Then I tried an experiment in which I ran off a duplicate of the memos, produced in MS Word in Times New Roman, then copied it twice and faxed it once. The result was distorted in the same way as the memos.
But one factor that couldn't be distorted was the unique spacing characteristics, which match identically--IDENTICALLY--with the MS Word default settings in Times New Roman.
In order for the documents to be genuine, the person who produced them would have to have known those default values and painstakingly applied them in a manner in which he would have had no interest in doing.

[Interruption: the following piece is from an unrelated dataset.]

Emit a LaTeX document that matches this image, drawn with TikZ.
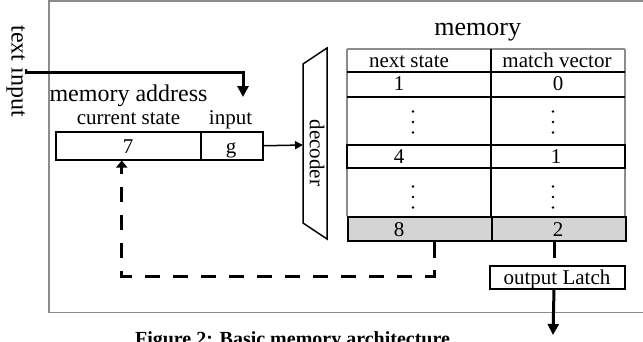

So you are attacking the good name of the president. You offer up third generation copies (a major red flag, because, one would expect forgers to create copies of copies to hide their origin). You are producing documents which were purportedly produced by a man who is now dead. The provenance of the documents is questionable, items mentioned in memo do not correspond with their dates. These documents have not cleared the necessary first hurdles. Now were are to forget all that, and swallow the unlikely fact that theoretically, these documents could have been produced with technology at the time despite fact that no other contemporaneous documents exist from TANG using that typeface. And I haven't even mentioned kerning, the signatures, the problems with Jargon, the lack of a letterhead, and the paper size issue. Extraordinary claims require extraordinary proof. Simply saying the documents have been made does not even begin to address the ancillary issues that have been raised.